**Task:** Reproduce all the lines exactly as they stand, apart from the pictures.

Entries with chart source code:

—————

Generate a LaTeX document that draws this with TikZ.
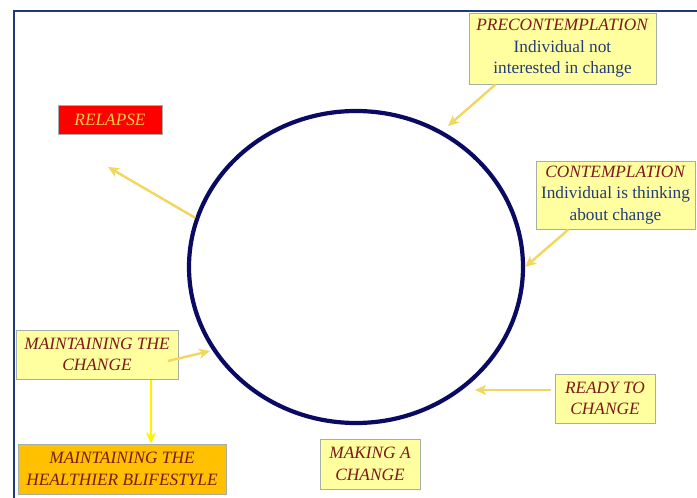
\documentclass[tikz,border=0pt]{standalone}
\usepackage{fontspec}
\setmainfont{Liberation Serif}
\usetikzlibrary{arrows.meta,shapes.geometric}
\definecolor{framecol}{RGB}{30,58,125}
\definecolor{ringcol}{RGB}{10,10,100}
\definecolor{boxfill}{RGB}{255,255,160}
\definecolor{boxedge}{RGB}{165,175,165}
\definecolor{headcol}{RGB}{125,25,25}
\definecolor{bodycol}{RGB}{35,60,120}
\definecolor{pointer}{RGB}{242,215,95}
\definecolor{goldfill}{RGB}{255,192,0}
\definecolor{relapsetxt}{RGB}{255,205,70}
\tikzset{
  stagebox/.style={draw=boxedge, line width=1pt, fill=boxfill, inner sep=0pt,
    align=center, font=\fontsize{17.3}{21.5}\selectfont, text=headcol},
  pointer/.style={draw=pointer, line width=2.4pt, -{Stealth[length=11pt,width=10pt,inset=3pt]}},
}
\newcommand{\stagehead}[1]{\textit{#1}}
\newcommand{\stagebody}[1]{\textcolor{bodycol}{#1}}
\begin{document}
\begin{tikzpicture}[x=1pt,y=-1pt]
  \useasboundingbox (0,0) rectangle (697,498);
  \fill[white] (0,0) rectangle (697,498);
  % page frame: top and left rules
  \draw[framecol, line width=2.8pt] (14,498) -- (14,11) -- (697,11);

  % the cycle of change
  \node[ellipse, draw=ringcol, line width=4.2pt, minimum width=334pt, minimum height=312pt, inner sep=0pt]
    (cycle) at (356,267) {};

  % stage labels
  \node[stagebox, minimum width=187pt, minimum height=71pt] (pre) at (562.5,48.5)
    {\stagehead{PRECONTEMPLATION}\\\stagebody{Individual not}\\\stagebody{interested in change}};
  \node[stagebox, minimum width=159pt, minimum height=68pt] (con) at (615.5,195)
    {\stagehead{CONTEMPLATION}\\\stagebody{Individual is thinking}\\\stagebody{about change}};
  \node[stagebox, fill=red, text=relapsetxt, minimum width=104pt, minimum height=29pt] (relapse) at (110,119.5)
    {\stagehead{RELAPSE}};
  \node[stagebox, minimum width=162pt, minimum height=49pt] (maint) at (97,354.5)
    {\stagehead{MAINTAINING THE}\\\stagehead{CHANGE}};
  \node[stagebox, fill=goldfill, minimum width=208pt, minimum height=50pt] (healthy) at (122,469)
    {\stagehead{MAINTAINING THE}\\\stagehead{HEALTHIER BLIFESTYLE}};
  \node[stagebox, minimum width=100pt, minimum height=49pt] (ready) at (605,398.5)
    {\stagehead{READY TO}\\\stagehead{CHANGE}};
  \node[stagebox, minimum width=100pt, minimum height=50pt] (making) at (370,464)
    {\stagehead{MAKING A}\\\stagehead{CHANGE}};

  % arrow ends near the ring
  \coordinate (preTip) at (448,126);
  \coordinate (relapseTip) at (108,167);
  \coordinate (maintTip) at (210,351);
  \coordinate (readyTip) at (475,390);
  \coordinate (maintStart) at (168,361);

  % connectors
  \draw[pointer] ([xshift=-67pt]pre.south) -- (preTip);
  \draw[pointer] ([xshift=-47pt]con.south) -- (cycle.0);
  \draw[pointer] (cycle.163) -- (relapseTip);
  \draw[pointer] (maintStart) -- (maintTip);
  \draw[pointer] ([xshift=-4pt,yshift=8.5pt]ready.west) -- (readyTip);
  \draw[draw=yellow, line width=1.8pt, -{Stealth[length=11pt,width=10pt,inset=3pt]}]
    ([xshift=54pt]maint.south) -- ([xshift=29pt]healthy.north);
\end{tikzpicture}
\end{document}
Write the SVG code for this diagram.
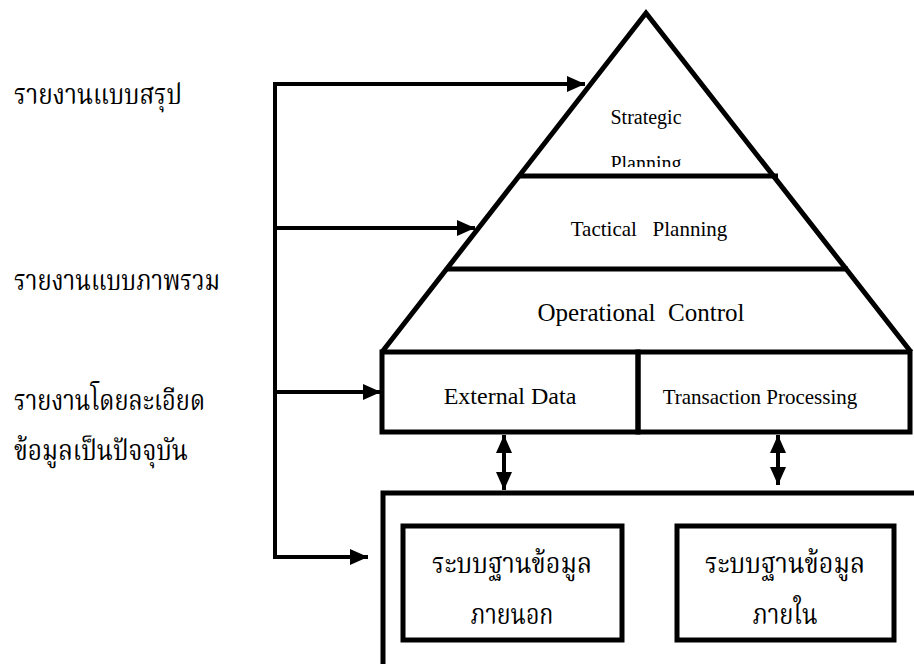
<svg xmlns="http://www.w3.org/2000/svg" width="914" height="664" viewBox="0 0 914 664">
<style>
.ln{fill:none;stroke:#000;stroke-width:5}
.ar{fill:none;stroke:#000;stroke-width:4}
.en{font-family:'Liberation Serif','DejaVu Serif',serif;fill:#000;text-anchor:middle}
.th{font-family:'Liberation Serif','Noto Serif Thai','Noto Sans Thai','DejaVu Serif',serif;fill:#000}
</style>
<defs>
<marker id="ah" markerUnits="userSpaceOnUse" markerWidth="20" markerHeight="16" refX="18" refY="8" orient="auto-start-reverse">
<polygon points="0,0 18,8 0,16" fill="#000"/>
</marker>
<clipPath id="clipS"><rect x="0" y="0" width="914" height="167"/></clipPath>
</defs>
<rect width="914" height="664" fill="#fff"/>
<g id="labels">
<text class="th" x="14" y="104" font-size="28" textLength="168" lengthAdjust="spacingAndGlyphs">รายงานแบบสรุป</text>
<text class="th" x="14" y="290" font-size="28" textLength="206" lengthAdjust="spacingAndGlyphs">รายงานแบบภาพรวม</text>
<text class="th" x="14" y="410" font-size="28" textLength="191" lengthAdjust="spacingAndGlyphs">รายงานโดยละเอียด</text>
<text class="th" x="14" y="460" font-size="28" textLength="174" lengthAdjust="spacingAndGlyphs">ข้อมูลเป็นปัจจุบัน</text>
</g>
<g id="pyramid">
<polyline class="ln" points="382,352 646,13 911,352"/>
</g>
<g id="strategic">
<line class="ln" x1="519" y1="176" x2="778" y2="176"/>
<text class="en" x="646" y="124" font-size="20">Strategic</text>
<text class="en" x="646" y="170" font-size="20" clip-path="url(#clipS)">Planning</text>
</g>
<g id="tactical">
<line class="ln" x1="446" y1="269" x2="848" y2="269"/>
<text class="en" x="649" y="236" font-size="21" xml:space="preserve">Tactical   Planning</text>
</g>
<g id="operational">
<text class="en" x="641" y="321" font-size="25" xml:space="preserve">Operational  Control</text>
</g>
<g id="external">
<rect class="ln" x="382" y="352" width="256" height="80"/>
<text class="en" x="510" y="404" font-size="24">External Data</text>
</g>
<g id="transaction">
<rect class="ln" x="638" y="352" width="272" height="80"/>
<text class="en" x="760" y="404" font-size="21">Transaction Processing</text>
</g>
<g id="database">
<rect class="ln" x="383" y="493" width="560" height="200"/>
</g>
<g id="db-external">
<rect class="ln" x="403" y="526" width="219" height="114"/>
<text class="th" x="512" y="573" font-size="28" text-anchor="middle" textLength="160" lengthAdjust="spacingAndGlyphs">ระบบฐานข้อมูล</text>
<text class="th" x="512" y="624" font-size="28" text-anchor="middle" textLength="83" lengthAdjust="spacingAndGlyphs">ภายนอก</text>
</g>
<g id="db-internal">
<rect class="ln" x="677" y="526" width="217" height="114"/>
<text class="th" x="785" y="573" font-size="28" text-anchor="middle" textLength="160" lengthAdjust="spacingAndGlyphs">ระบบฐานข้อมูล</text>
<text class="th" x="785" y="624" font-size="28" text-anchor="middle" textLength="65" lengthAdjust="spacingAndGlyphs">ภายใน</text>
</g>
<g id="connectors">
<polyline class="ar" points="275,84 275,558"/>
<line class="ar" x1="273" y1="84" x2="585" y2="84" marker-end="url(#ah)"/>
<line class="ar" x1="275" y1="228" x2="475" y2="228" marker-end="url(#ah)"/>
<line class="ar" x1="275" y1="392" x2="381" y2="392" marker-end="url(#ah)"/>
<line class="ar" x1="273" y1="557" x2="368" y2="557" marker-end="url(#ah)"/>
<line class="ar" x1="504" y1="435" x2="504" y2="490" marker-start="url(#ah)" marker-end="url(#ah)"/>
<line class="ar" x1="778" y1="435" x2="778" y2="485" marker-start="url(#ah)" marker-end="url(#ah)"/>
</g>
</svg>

—————

**Reply to the task:**
Generate a LaTeX document that draws this with TikZ.
\documentclass[tikz,border=0pt]{standalone}
\usepackage{fontspec}
\setmainfont{Liberation Serif}
\usetikzlibrary{arrows.meta,shapes.geometric}
\definecolor{framecol}{RGB}{30,58,125}
\definecolor{ringcol}{RGB}{10,10,100}
\definecolor{boxfill}{RGB}{255,255,160}
\definecolor{boxedge}{RGB}{165,175,165}
\definecolor{headcol}{RGB}{125,25,25}
\definecolor{bodycol}{RGB}{35,60,120}
\definecolor{pointer}{RGB}{242,215,95}
\definecolor{goldfill}{RGB}{255,192,0}
\definecolor{relapsetxt}{RGB}{255,205,70}
\tikzset{
  stagebox/.style={draw=boxedge, line width=1pt, fill=boxfill, inner sep=0pt,
    align=center, font=\fontsize{17.3}{21.5}\selectfont, text=headcol},
  pointer/.style={draw=pointer, line width=2.4pt, -{Stealth[length=11pt,width=10pt,inset=3pt]}},
}
\newcommand{\stagehead}[1]{\textit{#1}}
\newcommand{\stagebody}[1]{\textcolor{bodycol}{#1}}
\begin{document}
\begin{tikzpicture}[x=1pt,y=-1pt]
  \useasboundingbox (0,0) rectangle (697,498);
  \fill[white] (0,0) rectangle (697,498);
  % page frame: top and left rules
  \draw[framecol, line width=2.8pt] (14,498) -- (14,11) -- (697,11);

  % the cycle of change
  \node[ellipse, draw=ringcol, line width=4.2pt, minimum width=334pt, minimum height=312pt, inner sep=0pt]
    (cycle) at (356,267) {};

  % stage labels
  \node[stagebox, minimum width=187pt, minimum height=71pt] (pre) at (562.5,48.5)
    {\stagehead{PRECONTEMPLATION}\\\stagebody{Individual not}\\\stagebody{interested in change}};
  \node[stagebox, minimum width=159pt, minimum height=68pt] (con) at (615.5,195)
    {\stagehead{CONTEMPLATION}\\\stagebody{Individual is thinking}\\\stagebody{about change}};
  \node[stagebox, fill=red, text=relapsetxt, minimum width=104pt, minimum height=29pt] (relapse) at (110,119.5)
    {\stagehead{RELAPSE}};
  \node[stagebox, minimum width=162pt, minimum height=49pt] (maint) at (97,354.5)
    {\stagehead{MAINTAINING THE}\\\stagehead{CHANGE}};
  \node[stagebox, fill=goldfill, minimum width=208pt, minimum height=50pt] (healthy) at (122,469)
    {\stagehead{MAINTAINING THE}\\\stagehead{HEALTHIER BLIFESTYLE}};
  \node[stagebox, minimum width=100pt, minimum height=49pt] (ready) at (605,398.5)
    {\stagehead{READY TO}\\\stagehead{CHANGE}};
  \node[stagebox, minimum width=100pt, minimum height=50pt] (making) at (370,464)
    {\stagehead{MAKING A}\\\stagehead{CHANGE}};

  % arrow ends near the ring
  \coordinate (preTip) at (448,126);
  \coordinate (relapseTip) at (108,167);
  \coordinate (maintTip) at (210,351);
  \coordinate (readyTip) at (475,390);
  \coordinate (maintStart) at (168,361);

  % connectors
  \draw[pointer] ([xshift=-67pt]pre.south) -- (preTip);
  \draw[pointer] ([xshift=-47pt]con.south) -- (cycle.0);
  \draw[pointer] (cycle.163) -- (relapseTip);
  \draw[pointer] (maintStart) -- (maintTip);
  \draw[pointer] ([xshift=-4pt,yshift=8.5pt]ready.west) -- (readyTip);
  \draw[draw=yellow, line width=1.8pt, -{Stealth[length=11pt,width=10pt,inset=3pt]}]
    ([xshift=54pt]maint.south) -- ([xshift=29pt]healthy.north);
\end{tikzpicture}
\end{document}
Write the SVG code for this diagram.
<svg xmlns="http://www.w3.org/2000/svg" width="914" height="664" viewBox="0 0 914 664">
<style>
.ln{fill:none;stroke:#000;stroke-width:5}
.ar{fill:none;stroke:#000;stroke-width:4}
.en{font-family:'Liberation Serif','DejaVu Serif',serif;fill:#000;text-anchor:middle}
.th{font-family:'Liberation Serif','Noto Serif Thai','Noto Sans Thai','DejaVu Serif',serif;fill:#000}
</style>
<defs>
<marker id="ah" markerUnits="userSpaceOnUse" markerWidth="20" markerHeight="16" refX="18" refY="8" orient="auto-start-reverse">
<polygon points="0,0 18,8 0,16" fill="#000"/>
</marker>
<clipPath id="clipS"><rect x="0" y="0" width="914" height="167"/></clipPath>
</defs>
<rect width="914" height="664" fill="#fff"/>
<g id="labels">
<text class="th" x="14" y="104" font-size="28" textLength="168" lengthAdjust="spacingAndGlyphs">รายงานแบบสรุป</text>
<text class="th" x="14" y="290" font-size="28" textLength="206" lengthAdjust="spacingAndGlyphs">รายงานแบบภาพรวม</text>
<text class="th" x="14" y="410" font-size="28" textLength="191" lengthAdjust="spacingAndGlyphs">รายงานโดยละเอียด</text>
<text class="th" x="14" y="460" font-size="28" textLength="174" lengthAdjust="spacingAndGlyphs">ข้อมูลเป็นปัจจุบัน</text>
</g>
<g id="pyramid">
<polyline class="ln" points="382,352 646,13 911,352"/>
</g>
<g id="strategic">
<line class="ln" x1="519" y1="176" x2="778" y2="176"/>
<text class="en" x="646" y="124" font-size="20">Strategic</text>
<text class="en" x="646" y="170" font-size="20" clip-path="url(#clipS)">Planning</text>
</g>
<g id="tactical">
<line class="ln" x1="446" y1="269" x2="848" y2="269"/>
<text class="en" x="649" y="236" font-size="21" xml:space="preserve">Tactical   Planning</text>
</g>
<g id="operational">
<text class="en" x="641" y="321" font-size="25" xml:space="preserve">Operational  Control</text>
</g>
<g id="external">
<rect class="ln" x="382" y="352" width="256" height="80"/>
<text class="en" x="510" y="404" font-size="24">External Data</text>
</g>
<g id="transaction">
<rect class="ln" x="638" y="352" width="272" height="80"/>
<text class="en" x="760" y="404" font-size="21">Transaction Processing</text>
</g>
<g id="database">
<rect class="ln" x="383" y="493" width="560" height="200"/>
</g>
<g id="db-external">
<rect class="ln" x="403" y="526" width="219" height="114"/>
<text class="th" x="512" y="573" font-size="28" text-anchor="middle" textLength="160" lengthAdjust="spacingAndGlyphs">ระบบฐานข้อมูล</text>
<text class="th" x="512" y="624" font-size="28" text-anchor="middle" textLength="83" lengthAdjust="spacingAndGlyphs">ภายนอก</text>
</g>
<g id="db-internal">
<rect class="ln" x="677" y="526" width="217" height="114"/>
<text class="th" x="785" y="573" font-size="28" text-anchor="middle" textLength="160" lengthAdjust="spacingAndGlyphs">ระบบฐานข้อมูล</text>
<text class="th" x="785" y="624" font-size="28" text-anchor="middle" textLength="65" lengthAdjust="spacingAndGlyphs">ภายใน</text>
</g>
<g id="connectors">
<polyline class="ar" points="275,84 275,558"/>
<line class="ar" x1="273" y1="84" x2="585" y2="84" marker-end="url(#ah)"/>
<line class="ar" x1="275" y1="228" x2="475" y2="228" marker-end="url(#ah)"/>
<line class="ar" x1="275" y1="392" x2="381" y2="392" marker-end="url(#ah)"/>
<line class="ar" x1="273" y1="557" x2="368" y2="557" marker-end="url(#ah)"/>
<line class="ar" x1="504" y1="435" x2="504" y2="490" marker-start="url(#ah)" marker-end="url(#ah)"/>
<line class="ar" x1="778" y1="435" x2="778" y2="485" marker-start="url(#ah)" marker-end="url(#ah)"/>
</g>
</svg>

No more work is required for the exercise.